A group asked today how to pronounce "Pilate."  As neither a speaker of Latin nor Aramaic, I cannot answer this question with any certitude, but we do get one clue in the book, when we learn how Pilate was named.

"I want that for the baby's name.  Say it."
"You can't name the baby this."
"Say it."
"It's a man's name."
"Say it."
"Pilate."
"What?"
"Pilate.  You wrote down Pilate."
"Like a riverboat pilot?"
"No.  Not like a riverboat pilot.  Like a Christ-killing Pilate.  You can't get much worse than that for a name.  And a baby girl at that."

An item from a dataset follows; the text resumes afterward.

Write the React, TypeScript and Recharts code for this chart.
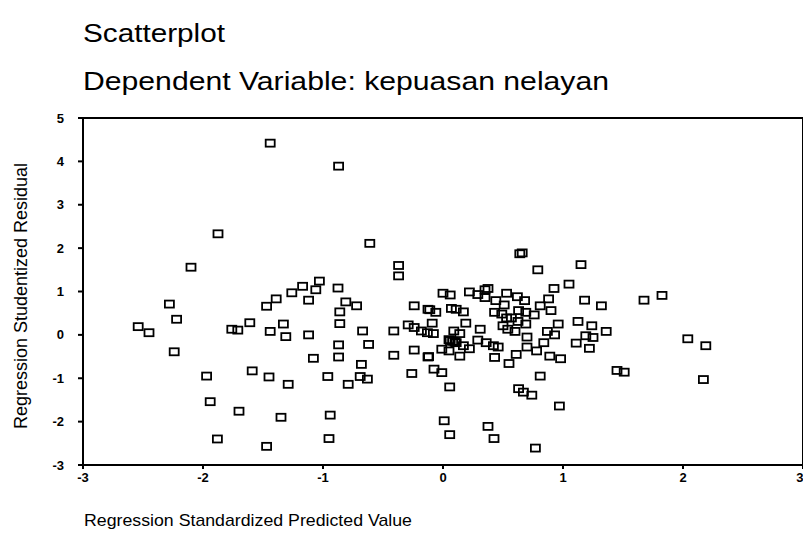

This is already a great scene - funny and heartbreaking.  And it gets downright theological a few lines later:

"...You don't want to give this motherless child the name of the man that killed Jesus, do you?"
"I asked Jesus to save my wife."

Morrison spends a lot of time developing the significance of Milkman's entry into the world, but Pilate's entrance is equally fraught and extraordinary.  Setting aside the issue of her navel for a moment, her birth was founded on struggle (someone dies so that she may live, another parallel to Milkman), and her name is an outward flag of rebellion and radical thought, chosen by her father out of despair and a sense of divine injustice.  She comes blazing into the world, an immediate threat to the status quo.

And, we have this homonym, pilot, explicitly mentioned by the father in the naming scene.  I will not gloss that here, except to ask the question:  What do pilots do?